A Suécia abandonou 200 anos de neutralidade no ano passado, ao pedir para integrar a Otan ao lado de sua vizinha Finlândia, que por sua vez deixou de lado sete décadas de não alinhamento militar. Ambos os países integram a União Europeia desde 1995 e decidiram que a agressão à Ucrânia os colocava na fila do Kremlin.
A questão sueca era uma das mais espinhosas da cúpula, e havia pouca expectativa de um acordo.
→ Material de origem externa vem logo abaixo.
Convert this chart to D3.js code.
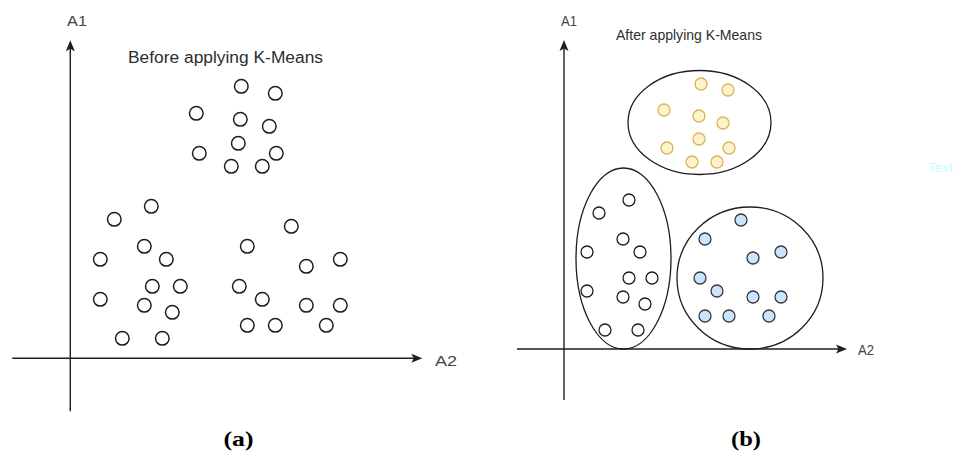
<!DOCTYPE html>
<html>
<head>
<meta charset="utf-8">
<script src="https://cdn.jsdelivr.net/npm/d3@7"></script>
<style>
  html, body { margin: 0; padding: 0; background: #fff; }
  svg { display: block; }
</style>
</head>
<body>
<svg id="chart" width="958" height="452"></svg>
<script>
// ---- Panel (a): raw observations, (A2, A1) ----
const rawA2 = [17.1, 20.5, 12.6, 17.0, 19.9, 16.8, 12.9, 20.6, 16.1, 19.2,
               8.1, 4.4, 7.4, 3.0, 9.6, 8.2, 11.0, 3.0, 7.4, 10.2, 5.2, 9.2,
               22.1, 17.7, 23.6, 27.0, 16.9, 19.2, 23.6, 27.0, 17.7, 20.5, 25.6];
const rawA1 = [27.2, 26.5, 24.5, 23.9, 23.2, 21.5, 20.5, 20.5, 19.2, 19.2,
               15.2, 13.9, 11.2, 9.9, 9.9, 7.2, 7.2, 5.9, 5.3, 4.6, 2.0, 2.0,
               13.2, 11.2, 9.2, 9.9, 7.2, 5.9, 5.3, 5.3, 3.3, 3.3, 3.3];

// ---- Panel (b): clustered observations ----
const clusterNames = ["yellow", "white", "blue"];
const yellowA2 = [13.7, 16.4, 10.0, 13.5, 15.9, 13.5, 10.3, 16.5, 12.8, 15.3];
const yellowA1 = [26.5, 25.9, 23.9, 23.3, 22.6, 21.0, 20.1, 20.1, 18.7, 18.7];
const whiteA2 = [6.5, 3.5, 5.9, 2.3, 7.6, 6.5, 8.8, 2.3, 5.9, 8.1, 4.1, 7.4];
const whiteA1 = [14.9, 13.6, 11.0, 9.7, 9.7, 7.1, 7.1, 5.8, 5.2, 4.5, 1.9, 1.9];
const blueA2 = [17.7, 14.1, 18.9, 21.7, 13.6, 15.3, 18.9, 21.7, 14.1, 16.5, 20.5];
const blueA1 = [12.9, 11.0, 9.1, 9.7, 7.1, 5.8, 5.2, 5.2, 3.3, 3.3, 3.3];
// cluster boundaries: centre (A2, A1) and half-extents
const boundCx = [13.55, 5.95, 18.6];
const boundCy = [22.65, 9.05, 7.1];
const boundRx = [7.15, 4.75, 7.3];
const boundRy = [5.2, 9.05, 7.1];

const svg = d3.select("#chart");
const ink = "#1e1e1e";

function arrowHead(g, tip, dir) {
  // dir: "right" or "up"
  const [x, y] = tip;
  const pts = dir === "right"
    ? [[x, y], [x - 11, y - 4.5], [x - 8.5, y], [x - 11, y + 4.5]]
    : [[x, y], [x - 4.5, y + 11], [x, y + 8.5], [x + 4.5, y + 11]];
  g.append("path").attr("d", d3.line()(pts) + "Z").attr("fill", ink);
}

function drawAxes(g, x, y, xExt, yExt) {
  g.append("line")
    .attr("x1", x(xExt[0])).attr("x2", x(xExt[1]) - 8)
    .attr("y1", y(0)).attr("y2", y(0))
    .attr("stroke", ink).attr("stroke-width", 1.4);
  g.append("line")
    .attr("x1", x(0)).attr("x2", x(0))
    .attr("y1", y(yExt[0])).attr("y2", y(yExt[1]) + 8)
    .attr("stroke", ink).attr("stroke-width", 1.4);
  arrowHead(g, [x(xExt[1]), y(0)], "right");
  arrowHead(g, [x(0), y(yExt[1])], "up");
}

function label(g, txt, px, py, opts) {
  const t = g.append("text").attr("x", px).attr("y", py).text(txt)
    .attr("font-family", opts.family || "'Liberation Sans', Arial, sans-serif")
    .attr("font-size", opts.size)
    .attr("fill", opts.fill || "#333");
  if (opts.weight) t.attr("font-weight", opts.weight);
  if (opts.anchor) t.attr("text-anchor", opts.anchor);
  if (opts.len) t.attr("textLength", opts.len).attr("lengthAdjust", "spacingAndGlyphs");
  return t;
}

// ---------- Panel (a) ----------
{
  const x = d3.scaleLinear().domain([0, 1]).range([70.3, 80.3]);
  const y = d3.scaleLinear().domain([0, 1]).range([358.3, 348.3]);
  const g = svg.append("g");
  drawAxes(g, x, y, [-5.8, 35.2], [-5.3, 31.8]);

  g.selectAll("circle.pt").data(d3.range(rawA2.length)).join("circle")
    .attr("class", "pt")
    .attr("cx", i => x(rawA2[i])).attr("cy", i => y(rawA1[i]))
    .attr("r", 6.8)
    .attr("fill", "#fff").attr("stroke", ink).attr("stroke-width", 1.5);

  label(g, "Before applying K-Means", 128, 63, {size: 16, len: 195, fill: "#2e2e2e"});
  label(g, "A1", 67, 26, {size: 14.5, len: 20, fill: "#444"});
  label(g, "A2", 435, 365.5, {size: 15, len: 22, fill: "#444"});
  label(g, "(a)", 238.5, 446, {size: 22, weight: "bold", anchor: "middle", len: 30,
        family: "'Liberation Serif', 'Times New Roman', serif", fill: "#000"});
}

// ---------- Panel (b) ----------
{
  const x = d3.scaleLinear().domain([0, 1]).range([564, 574]);
  const y = d3.scaleLinear().domain([0, 1]).range([349, 339]);
  const g = svg.append("g");
  drawAxes(g, x, y, [-4.7, 28.3], [-5.1, 30.9]);

  // cluster boundaries
  g.selectAll("ellipse").data(d3.range(clusterNames.length)).join("ellipse")
    .attr("cx", i => x(boundCx[i])).attr("cy", i => y(boundCy[i]))
    .attr("rx", i => x(boundRx[i]) - x(0)).attr("ry", i => y(0) - y(boundRy[i]))
    .attr("fill", "none").attr("stroke", ink).attr("stroke-width", 1.3);

  const clusters = [
    {a2: yellowA2, a1: yellowA1, fill: "#fff2cc", stroke: "#d6b656"},
    {a2: whiteA2, a1: whiteA1, fill: "#ffffff", stroke: ink},
    {a2: blueA2, a1: blueA1, fill: "#cce5ff", stroke: "#36393d"}
  ];
  clusters.forEach((c, k) => {
    g.selectAll("circle.c" + k).data(d3.range(c.a2.length)).join("circle")
      .attr("class", "c" + k)
      .attr("cx", i => x(c.a2[i])).attr("cy", i => y(c.a1[i]))
      .attr("r", 6)
      .attr("fill", c.fill).attr("stroke", c.stroke).attr("stroke-width", 1.3);
  });

  label(g, "After applying K-Means", 616, 39.5, {size: 14.5, len: 146, fill: "#2e2e2e"});
  label(g, "A1", 561, 26, {size: 14, len: 16, fill: "#444"});
  label(g, "A2", 858, 354.5, {size: 14.5, len: 16, fill: "#444"});
  label(g, "(b)", 746, 446, {size: 22, weight: "bold", anchor: "middle", len: 30,
        family: "'Liberation Serif', 'Times New Roman', serif", fill: "#000"});
  label(g, "Text", 928, 172, {size: 13, len: 25, fill: "#c4fbff"});
}
</script>
</body>
</html>
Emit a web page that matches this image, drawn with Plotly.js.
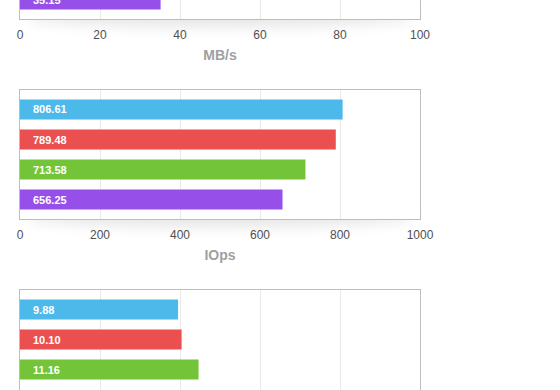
<!DOCTYPE html>
<html>
<head>
<meta charset="utf-8">
<script src="https://cdn.plot.ly/plotly-3.0.1.min.js"></script>
<style>
  html, body { margin: 0; padding: 0; background: #fff; overflow: hidden; width: 560px; height: 390px; }
  #wrap { position: absolute; left: 0; top: -130px; width: 560px; height: 600px; }
  .shadow { position: absolute; left: 24px; width: 392px; height: 20px; border-radius: 50%;
            box-shadow: 0 10px 14px rgba(0,0,0,0.10); background: transparent; }
  #chart { position: absolute; left: 0; top: 0; width: 560px; height: 600px; }
</style>
</head>
<body>
<div id="wrap">
  <div class="shadow" style="top:127px"></div>
  <div class="shadow" style="top:327px"></div>
  <div class="shadow" style="top:527px"></div>
  <div id="chart"></div>
</div>
<script>
// Data (null = not visible in the reference crop)
const rows = [0, 1, 2, 3];              // bar slots, top to bottom
const colors = ['#4DB9EB', '#EC4F4F', '#74C43A', '#9650E9'];
const throughputMBs = [null, null, null, 35.15];
const iops = [806.61, 789.48, 713.58, 656.25];
const latency = [9.88, 10.10, 11.16, null];
const xRanges = [[0, 100], [0, 1000], [0, 25]];
const xDticks = [20, 200, 5];
const xTitles = ['MB/s', 'IOps', ''];
const showTickLabels = [true, true, false];

const panels = [throughputMBs, iops, latency];
const H = 529;
const domains = [[400 / H, 1], [200 / H, 329 / H], [0, 129 / H]];

const traces = [];
const annotations = [];
const layout = {
  width: 560, height: 600,
  margin: { l: 20, r: 140, t: 20, b: 51 },
  paper_bgcolor: 'rgba(0,0,0,0)',
  plot_bgcolor: '#fff',
  showlegend: false,
  font: { family: 'Liberation Sans, Arial, sans-serif' },
  bargap: 0.333
};

panels.forEach((vals, p) => {
  const xa = p === 0 ? 'x' : 'x' + (p + 1);
  const ya = p === 0 ? 'y' : 'y' + (p + 1);
  traces.push({
    type: 'bar', orientation: 'h',
    x: vals, y: rows,
    xaxis: xa, yaxis: ya,
    width: 0.667,
    marker: { color: colors, line: { width: 0 } },
    hoverinfo: 'none'
  });
  vals.forEach((v, i) => {
    if (v === null) return;
    annotations.push({
      xref: xa, yref: ya, x: 0, y: rows[i],
      text: v.toFixed(2), showarrow: false,
      xanchor: 'left', yanchor: 'middle', xshift: 11,
      font: { color: '#fff', size: 11, family: 'Liberation Sans, Arial, sans-serif', weight: 'bold' }
    });
  });
  const axKey = p === 0 ? 'xaxis' : 'xaxis' + (p + 1);
  const ayKey = p === 0 ? 'yaxis' : 'yaxis' + (p + 1);
  layout[axKey] = {
    anchor: ya, domain: [0, 1],
    range: xRanges[p], dtick: xDticks[p], tick0: 0,
    showgrid: true, gridcolor: '#e9e9e9', gridwidth: 1,
    zeroline: false,
    showline: true, linecolor: '#bdbdbd', linewidth: 1, mirror: true,
    showticklabels: showTickLabels[p],
    ticks: 'outside', ticklen: 5, tickcolor: 'rgba(0,0,0,0)',
    tickfont: { size: 12, color: '#505050', family: 'Liberation Sans, Arial, sans-serif' },
    title: { text: xTitles[p], standoff: 8,
             font: { size: 14, color: '#a0a0a0', family: 'Liberation Sans, Arial, sans-serif', weight: 'bold' } },
    fixedrange: true
  };
  layout[ayKey] = {
    anchor: xa, domain: domains[p],
    range: [3.65, -0.65],
    showgrid: false, zeroline: false, showticklabels: false, ticks: '',
    showline: true, linecolor: '#bdbdbd', linewidth: 1, mirror: true,
    fixedrange: true
  };
});
layout.annotations = annotations;

Plotly.newPlot('chart', traces, layout, { displayModeBar: false, staticPlot: true });
</script>
</body>
</html>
Como sempre no caso de Erdgoan, contudo, é preciso esperar a aprovação de fato e ver o tamanho da fatura apresentada.
A reunião ainda deverá lidar ainda com China, mais armas a Kiev em meio à difícil contraofensiva, a nuclearização eventual da Polônia e o reforço do flanco leste do clube.
Nesta segunda-feira, a agência Reuters disse que ficaram acertados os primeiros planos de reação da Otan a um ataque russo de grande escala desde a Guerra Fria, após a retirada de objeções por parte da Turquia. Esses planos são comuns, mas segundo diplomatas estavam defasados porque não se imaginava que a Rússia recorreria a uma invasão militar.
A capital lituana, uma joia barroca, foi transformada em base militar, com blindados nas ruas, mil soldados da Otan como reforço e baterias antiaéreas americanas Patriot, operadas por alemães, alinhadas na pista de seu aeroporto internacional. A cidade fica a 30 km da aliada de Putin Belarus, e o país tem fronteira ao sul com o encrave russo de Kaliningrado.